Si Ankara refuse à nouveau de plier face à Washington, Lockheed Martin, le fabricant du F-35, se verra forcé de modifier le processus d’assemblage de l’aéronef, la Turquie se retrouvant exclue du programme.

En l’état actuel des choses, il y a toutes raisons de penser que la position d’Ankara restera ferme, et que les USA vont subir un nouveau refus embarrassant. La Turquie se prépare depuis l’an dernier à voir arriver les systèmes de défense S-400 Triumpf, et procède à la construction de sites pour héberger ces missiles. Les images satellite montrent clairement des infrastructures de lancement et des bunkers.

« Ankara est prête à accepter la livraison des systèmes de missiles S-400 aussitôt que la Russie sera en mesure de nous les envoyer », a déclaré le ministre des Affaires étrangères de la Turquie, Mevlüt Çavuşoğlu, la semaine dernière, en réponse à une question de journalistes désireux de savoir si les livraisons commenceraient au mois de juillet.

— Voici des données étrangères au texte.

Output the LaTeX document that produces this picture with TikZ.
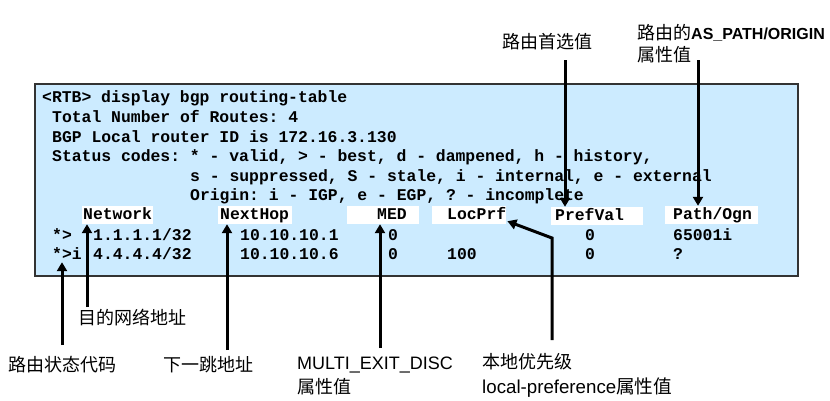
\documentclass[tikz,border=0pt]{standalone}
\usepackage{fontspec}
\setmainfont{Liberation Sans}
\setmonofont{Liberation Mono}
\newfontfamily\cjk{Noto Sans CJK SC}
\usetikzlibrary{arrows.meta}
\definecolor{tablefill}{RGB}{204,235,255}
\newcommand\hdrcell[3]{\makebox[#1][l]{\hspace*{#2}#3}}
\tikzstyle{every node}=[anchor=base west, inner sep=0pt]
\tikzstyle{cli}=[font={\fontsize{16.4}{19.7}\selectfont\ttfamily\bfseries}]
\tikzstyle{hdr}=[cli, fill=white, anchor=west, text height=11pt, text depth=3pt, inner ysep=2pt]
\tikzstyle{note}=[font={\fontsize{18}{24}\selectfont}]
\tikzstyle{tablebox}=[fill=tablefill, draw=black!80, line width=1.3pt]
\tikzstyle{pointer}=[line width=3pt, -{Triangle[length=9pt,width=10pt]}]
\begin{document}
\begin{tikzpicture}[x=1pt,y=-1pt]
    \useasboundingbox (0,0) rectangle (830,400);
    \draw[tablebox] (35,84) rectangle (798,276);

    \node [cli] (cmd)   at (42,102)  {<RTB> display bgp routing-table};
    \node [cli] (total) at (52,122)  {Total Number of Routes: 4};
    \node [cli] (rid)   at (52,142)  {BGP Local router ID is 172.16.3.130};
    \node [cli] (codes) at (52,161)  {Status codes: * - valid, > - best, d - dampened, h - history,};
    \node [cli] (codesb) at (190,181) {s - suppressed, S - stale, i - internal, e - external};
    \node [cli] (origin) at (190,200) {Origin: i - IGP, e - EGP, ? - incomplete};

    \node [hdr] (hnet)  at (82,215)  {\hdrcell{71pt}{1pt}{Network}};
    \node [hdr] (hhop)  at (218,215) {\hdrcell{74pt}{2pt}{NextHop}};
    \node [hdr] (hmed)  at (347,215) {\hdrcell{72pt}{30pt}{MED}};
    \node [hdr] (hloc)  at (432,215) {\hdrcell{74pt}{15pt}{LocPrf}};
    \node [hdr] (hpref) at (551,216) {\hdrcell{92pt}{4pt}{PrefVal}};
    \node [hdr] (hpath) at (665,215) {\hdrcell{93pt}{8pt}{Path/Ogn}};

    \node [cli] (r1flag) at (52,240)  {*>};
    \node [cli] (r1net)  at (93,240)  {1.1.1.1/32};
    \node [cli] (r1hop)  at (240,240) {10.10.10.1};
    \node [cli] (r1med)  at (388,240) {0};
    \node [cli] (r1pref) at (585,240) {0};
    \node [cli] (r1path) at (673,240) {65001i};

    \node [cli] (r2flag) at (52,259)  {*>i};
    \node [cli] (r2net)  at (93,259)  {4.4.4.4/32};
    \node [cli] (r2hop)  at (240,259) {10.10.10.6};
    \node [cli] (r2med)  at (388,259) {0};
    \node [cli] (r2loc)  at (447,259) {100};
    \node [cli] (r2pref) at (585,259) {0};
    \node [cli] (r2path) at (673,259) {?};

    \node [note] (lstat)    at (8,371.6)   {\cjk 路由状态代码};
    \node [note] (ldest)    at (78,324.6)  {\cjk 目的网络地址};
    \node [note] (lhop)     at (163,371.6) {\cjk 下一跳地址};
    \node [note] (lmed)     at (297,369.6) {MULTI\_EXIT\_DISC};
    \node [note] (lmedval)  at (297,393.6) {\cjk 属性值};
    \node [note] (lloc)     at (482,368.6) {\cjk 本地优先级};
    \node [note] (llocval)  at (482,393.6) {\fontsize{18.7}{24}\selectfont local-preference{\cjk 属性值}};
    \node [note] (lpref)    at (502,48.6)  {\cjk 路由首选值};
    \node [note] (lpath)    at (637,39.6)  {{\cjk 路由的}{\fontsize{16}{20}\selectfont\bfseries AS\_PATH/ORIGIN}};
    \node [note] (lpathval) at (637,61.6)  {\cjk 属性值};

    \coordinate (tstat) at (62,345);
    \coordinate (tdest) at (87,307);
    \coordinate (thop)  at (227,350);
    \coordinate (tmed)  at (380,348);
    \coordinate (tloc)  at (552,340);
    \coordinate (bloc)  at (552,238);
    \coordinate (tpref) at (565,60);
    \coordinate (tpath) at (698,60);

    \draw [pointer] (tstat) -- ([shift={(10pt,-3pt)}]r2flag.south west);
    \draw [pointer] (tdest) -- ([xshift=5pt]hnet.south west);
    \draw [pointer] (thop) -- ([xshift=9pt]hhop.south west);
    \draw [pointer] (tmed) -- ([xshift=33pt]hmed.south west);
    \draw [pointer] (tloc) -- (bloc) -- ([shift={(1pt,3pt)}]hloc.south east);
    \draw [pointer] (tpref) -- ([xshift=14pt]hpref.north west);
    \draw [pointer] (tpath) -- ([xshift=33pt]hpath.north west);
\end{tikzpicture}
\end{document}
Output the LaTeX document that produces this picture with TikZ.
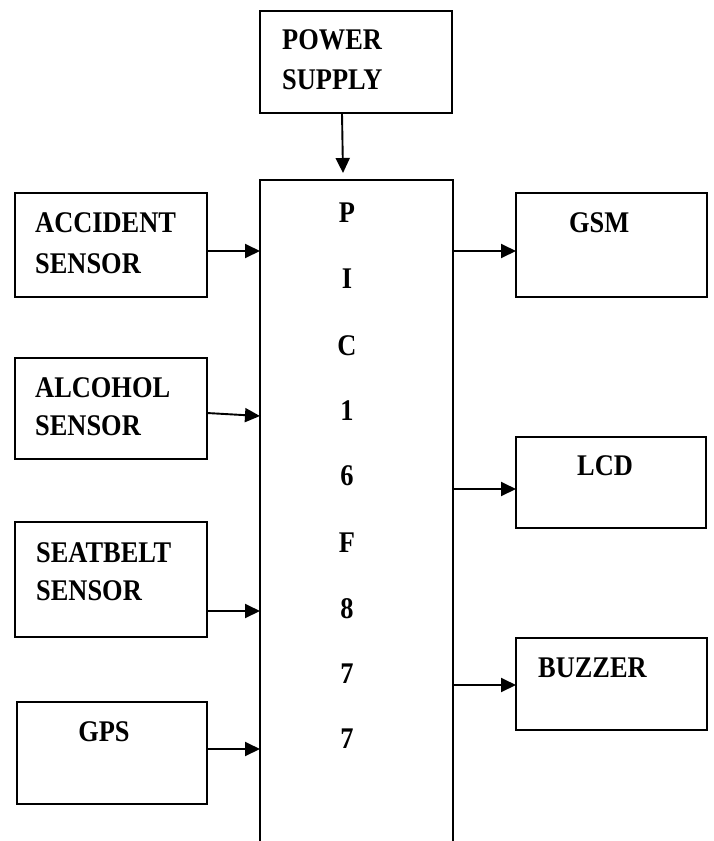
\documentclass[tikz,border=0pt]{standalone}
\usepackage{fontspec}
\setmainfont{Liberation Serif}[FakeStretch=0.88]
\usetikzlibrary{arrows.meta}
\begin{document}
\begin{tikzpicture}[x=1pt,y=-1pt,
  box/.style={draw, line width=1.4pt, rectangle, inner sep=0pt, outer sep=0pt, anchor=north west},
  lbl/.style={inner sep=0pt, anchor=base west, font=\fontsize{30}{36}\selectfont\bfseries},
  chip/.style={inner sep=0pt, anchor=base, font=\fontsize{30}{36}\selectfont\bfseries},
  arr/.style={line width=1.9pt, -{Triangle[length=15pt,width=14pt]}}]
\useasboundingbox (0,0) rectangle (713,841);
\clip (0,0) rectangle (713,841);
\fill[white] (0,0) rectangle (713,841);
% boxes
\node[box, minimum width=192pt, minimum height=102pt] (power) at (260,11) {};
\node[box, minimum width=193pt, minimum height=720pt] (pic) at (260,180) {};
\node[box, minimum width=192pt, minimum height=104pt] (acc) at (15,193) {};
\node[box, minimum width=192pt, minimum height=101pt] (alc) at (15,358) {};
\node[box, minimum width=192pt, minimum height=115pt] (seat) at (15,522) {};
\node[box, minimum width=190pt, minimum height=102pt] (gps) at (17,702) {};
\node[box, minimum width=191pt, minimum height=104pt] (gsm) at (516,193) {};
\node[box, minimum width=190pt, minimum height=91pt] (lcd) at (516,437) {};
\node[box, minimum width=191pt, minimum height=92pt] (buzz) at (516,638) {};
% labels
\node[lbl] (powerA) at (282,49) {POWER};
\node[lbl] (powerB) at (282,89) {SUPPLY};
\node[lbl] (accA) at (35,232) {ACCIDENT};
\node[lbl] (accB) at (35,273) {SENSOR};
\node[lbl] (alcA) at (35,397) {ALCOHOL};
\node[lbl] (alcB) at (35,435) {SENSOR};
\node[lbl] (seatA) at (36,562) {SEATBELT};
\node[lbl] (seatB) at (36,600) {SENSOR};
\node[chip] (gpsT) at (104,741) {GPS};
\node[lbl] (gsmT) at (569,232) {GSM};
\node[lbl] (lcdT) at (577,475) {LCD};
\node[lbl] (buzzT) at (538,677) {BUZZER};
% PIC letters
\node[chip] (p1) at (347,222) {P};
\node[chip] (p2) at (347,288) {I};
\node[chip] (p3) at (347,355) {C};
\node[chip] (p4) at (347,420) {1};
\node[chip] (p5) at (347,485) {6};
\node[chip] (p6) at (347,552) {F};
\node[chip] (p7) at (347,618) {8};
\node[chip] (p8) at (347,683) {7};
\node[chip] (p9) at (347,748) {7};
% connectors
\draw[arr] ([xshift=-14pt]power.south) -- ([xshift=-13.5pt,yshift=7pt]pic.north);
\draw[arr] ([yshift=-6pt]acc.east) -- ([yshift=-6pt]acc.east -| pic.west);
\draw[arr] ([yshift=-4.5pt]alc.east) -- ([yshift=-7.5pt]alc.east -| pic.west);
\draw[arr] ([yshift=-31.5pt]seat.east) -- ([yshift=-31.5pt]seat.east -| pic.west);
\draw[arr] ([yshift=4pt]gps.east) -- ([yshift=4pt]gps.east -| pic.west);
\draw[arr] ([yshift=-6pt]gsm.west -| pic.east) -- ([yshift=-6pt]gsm.west);
\draw[arr] ([yshift=-6.5pt]lcd.west -| pic.east) -- ([yshift=-6.5pt]lcd.west);
\draw[arr] ([yshift=-1pt]buzz.west -| pic.east) -- ([yshift=-1pt]buzz.west);
\end{tikzpicture}
\end{document}
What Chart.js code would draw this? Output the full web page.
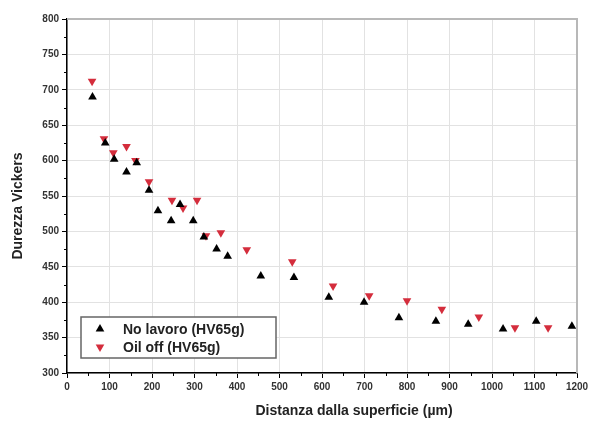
<!DOCTYPE html>
<html>
<head>
<meta charset="utf-8">
<script src="https://cdn.jsdelivr.net/npm/chart.js@4/dist/chart.umd.min.js"></script>
<style>
  html, body { margin: 0; padding: 0; background: #fff; }
  #hv-chart { display: block; }
</style>
</head>
<body>
<canvas id="hv-chart" width="594" height="421"></canvas>
<script>
// --- DATA ---
const distNoLavoro = [60, 90, 111, 140, 164, 193, 214, 245, 266, 297, 322, 352, 378, 456, 534, 616, 699, 781, 868, 944, 1026, 1104, 1188];
const hvNoLavoro   = [690, 625, 602, 584, 597, 558, 529, 515, 538, 515, 492, 475, 465, 437, 435, 407, 400, 378, 373, 369, 362, 373, 366];
const distOilOff = [59, 87, 109, 140, 161, 193, 247, 273, 306, 327, 362, 423, 530, 626, 711, 800, 882, 969, 1054, 1132];
const hvOilOff   = [712, 631, 611, 620, 600, 570, 544, 533, 544, 494, 498, 474, 457, 423, 409, 402, 390, 379, 364, 364];

const seriesLabels = ['No lavoro (HV65g)', 'Oil off (HV65g)'];
const xTitle = 'Distanza dalla superficie (\u00b5m)';
const yTitle = 'Durezza Vickers';

const RED = '#d42d3c';
const FONT = '"Liberation Sans", Arial, sans-serif';

const toPoints = (xs, ys) => xs.map((x, i) => ({ x: x, y: ys[i] }));

function triangle(ctx, x, y, r, down) {
    const s = down ? -1 : 1;
    ctx.beginPath();
    ctx.moveTo(x, y - s * r);
    ctx.lineTo(x + r * 0.866, y + s * r * 0.5);
    ctx.lineTo(x - r * 0.866, y + s * r * 0.5);
    ctx.closePath();
    ctx.fill();
}

// minor ticks, top/right frame, axis titles and the boxed legend
const decorations = {
    id: 'decorations',
    beforeDraw(chart) {
        const ctx = chart.ctx;
        ctx.save();
        ctx.fillStyle = '#fff';
        ctx.fillRect(0, 0, chart.width, chart.height);
        ctx.restore();
    },
    afterDraw(chart) {
        const ctx = chart.ctx;
        const a = chart.chartArea;
        const xs = chart.scales.x, ys = chart.scales.y;
        ctx.save();

        // frame on top and right
        ctx.strokeStyle = '#b8b8b8';
        ctx.lineWidth = 2;
        ctx.beginPath();
        ctx.moveTo(a.left, a.top);
        ctx.lineTo(a.right, a.top);
        ctx.lineTo(a.right, a.bottom);
        ctx.stroke();

        // minor ticks
        ctx.strokeStyle = '#000';
        ctx.lineWidth = 1;
        ctx.beginPath();
        for (let v = 50; v < 1200; v += 100) {
            const px = Math.round(xs.getPixelForValue(v)) + 0.5;
            ctx.moveTo(px, a.bottom);
            ctx.lineTo(px, a.bottom + 3);
        }
        for (let v = 325; v < 800; v += 50) {
            const py = Math.round(ys.getPixelForValue(v)) + 0.5;
            ctx.moveTo(a.left, py);
            ctx.lineTo(a.left - 3, py);
        }
        ctx.stroke();

        // axis titles
        ctx.fillStyle = '#222';
        ctx.font = 'bold 14px ' + FONT;
        ctx.textAlign = 'center';
        ctx.textBaseline = 'middle';
        ctx.fillText(xTitle, 354, 411);
        ctx.translate(18, 206);
        ctx.rotate(-Math.PI / 2);
        ctx.fillText(yTitle, 0, 0);
        ctx.setTransform(1, 0, 0, 1, 0, 0);

        // legend box
        const bx = a.left + 14, by = a.bottom - 56, bw = 195, bh = 41;
        ctx.fillStyle = '#fff';
        ctx.fillRect(bx, by, bw, bh);
        ctx.strokeStyle = '#666';
        ctx.lineWidth = 1.5;
        ctx.strokeRect(bx, by, bw, bh);
        ctx.font = 'bold 14px ' + FONT;
        ctx.textAlign = 'left';
        chart.data.datasets.forEach((ds, i) => {
            const cy = by + 12 + i * 18;
            ctx.fillStyle = ds.backgroundColor;
            triangle(ctx, bx + 19, cy, 5, ds.rotation === 180);
            ctx.fillStyle = '#222';
            ctx.fillText(ds.label, bx + 42, cy + 1);
        });
        ctx.restore();
    }
};

new Chart(document.getElementById('hv-chart'), {
    type: 'scatter',
    data: {
        datasets: [{
            label: seriesLabels[0],
            data: toPoints(distNoLavoro, hvNoLavoro),
            pointStyle: 'triangle',
            rotation: 0,
            radius: 5,
            backgroundColor: '#000',
            borderColor: '#000',
            borderWidth: 0
        }, {
            label: seriesLabels[1],
            data: toPoints(distOilOff, hvOilOff),
            pointStyle: 'triangle',
            rotation: 180,
            radius: 5,
            backgroundColor: RED,
            borderColor: RED,
            borderWidth: 0
        }]
    },
    options: {
        responsive: false,
        animation: false,
        layout: { padding: { top: 19, right: 17, left: 0, bottom: 0 } },
        plugins: {
            legend: { display: false },
            tooltip: { enabled: false }
        },
        scales: {
            x: {
                type: 'linear',
                min: 0,
                max: 1200,
                afterFit: (s) => { s.height = 48; },
                ticks: {
                    stepSize: 100, color: '#333', padding: 3,
                    font: { family: FONT, size: 10, weight: 'bold' },
                    callback: (v) => String(v)
                },
                grid: { color: '#e2e2e2', tickColor: '#000', tickLength: 5 },
                border: { color: '#000', width: 1.5 }
            },
            y: {
                min: 300,
                max: 800,
                afterFit: (s) => { s.width = 67; },
                ticks: {
                    stepSize: 50, color: '#333', padding: 3,
                    font: { family: FONT, size: 10, weight: 'bold' },
                    callback: (v) => String(v)
                },
                grid: { color: '#e2e2e2', tickColor: '#000', tickLength: 5 },
                border: { color: '#000', width: 1.5 }
            }
        }
    },
    plugins: [decorations]
});
</script>
</body>
</html>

Si le calendrier se déroule comme prévu, les missiles russes deviendront actifs et prêts à opérer l’année prochaine. Un groupe d’environ 100 spécialistes Turcs de missiles doivent se rendre en Russie fin mai pour apprendre à opérer le système de défense aérien S-400.

Et ce n’est pas tout : après avoir confirmé la fermeté de la position d’Ankara la semaine dernière, le président turc, Recep Tayyip Erdoğan, a de nouveau provoqué l’enthousiasme aux USA, en annonçant que la Turquie allait participer aux côtés de la Russie à la production des systèmes de défense S-500.

Et face au plus gros problème énoncé par Washington – à savoir que l’armement russe n’est pas compatible avec les autres systèmes de l’OTAN, Ankara a des choses à dire. La Turquie a affirmé qu’elle n’intégrerait pas les S-400 avec les systèmes de défense aériennes de l’OTAN, tout en déclarant qu’elle considérait qu’il s’agissait d’un problème artificiel. Erdoğan a également proposé la constitution d’une commission mixte composée d’experts de Turquie, des USA et de l’OTAN, pour déterminer si les S-400 constituent une menace envers les équipements militaires de l’OTAN, y compris le F-35. Washington s’est montrée fortement hostile à cette idée.